Criticizing a possible bailout of the auto industry, Brooks writes that “[t]his is a different sort of endeavor than the $750 billion bailout” — really likely much more — “of Wall Street. That money was used to save the financial system itself. It was used to save the capital markets on which the process of creative destruction depends. Granting immortality to Detroit’s Big Three does not enhance creative destruction. … It is not about saving a system; there will still be cars made and sold in America. It is about saving politically powerful corporations.”

The problem with the contrast Brooks makes is that the modern financial system is itself broken and should not be “saved” in anything resembling its current form. As can happen with any big industry, it depended on a failed business model until that business model finally collapsed.
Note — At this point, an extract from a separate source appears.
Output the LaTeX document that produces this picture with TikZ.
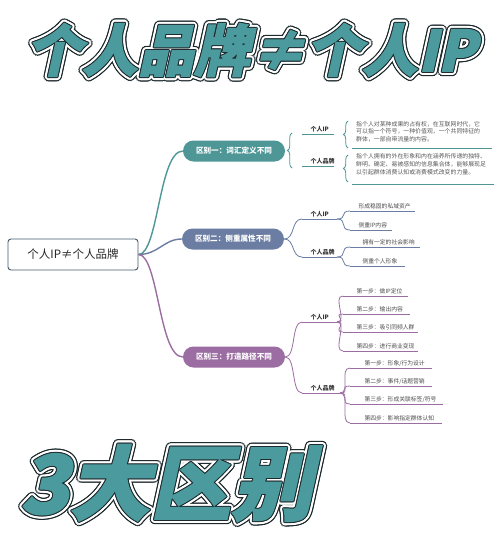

The financial industry, just like the auto industry, thus should go through a full process of painful creative destruction in order to shrink, reform and recover itself.

There’s a real risk that this process won’t happen to the extent needed. Good banks and insurance companies, now, must compete with bad, government-backed ones. Medium-sized financial firms have an incentive to become too big and too complex, so that they’ll be saved in future crises. And no exit strategy from this pernicious reality appears on the horizon.

What does it mean for New York? The engine of our economy can’t rely on the normal processes of capitalism to correct its mistakes. Detroit saw a similar thing, on a much smaller scale, 30 years ago, with the federal bailout of Chrysler.

(Of course, the rest of the country should worry, too, since a warped financial industry can do much more damage to the real economy than can a warped auto industry, partly because a warped financial industry can’t properly “enhance creative destruction” in the rest of the economy.)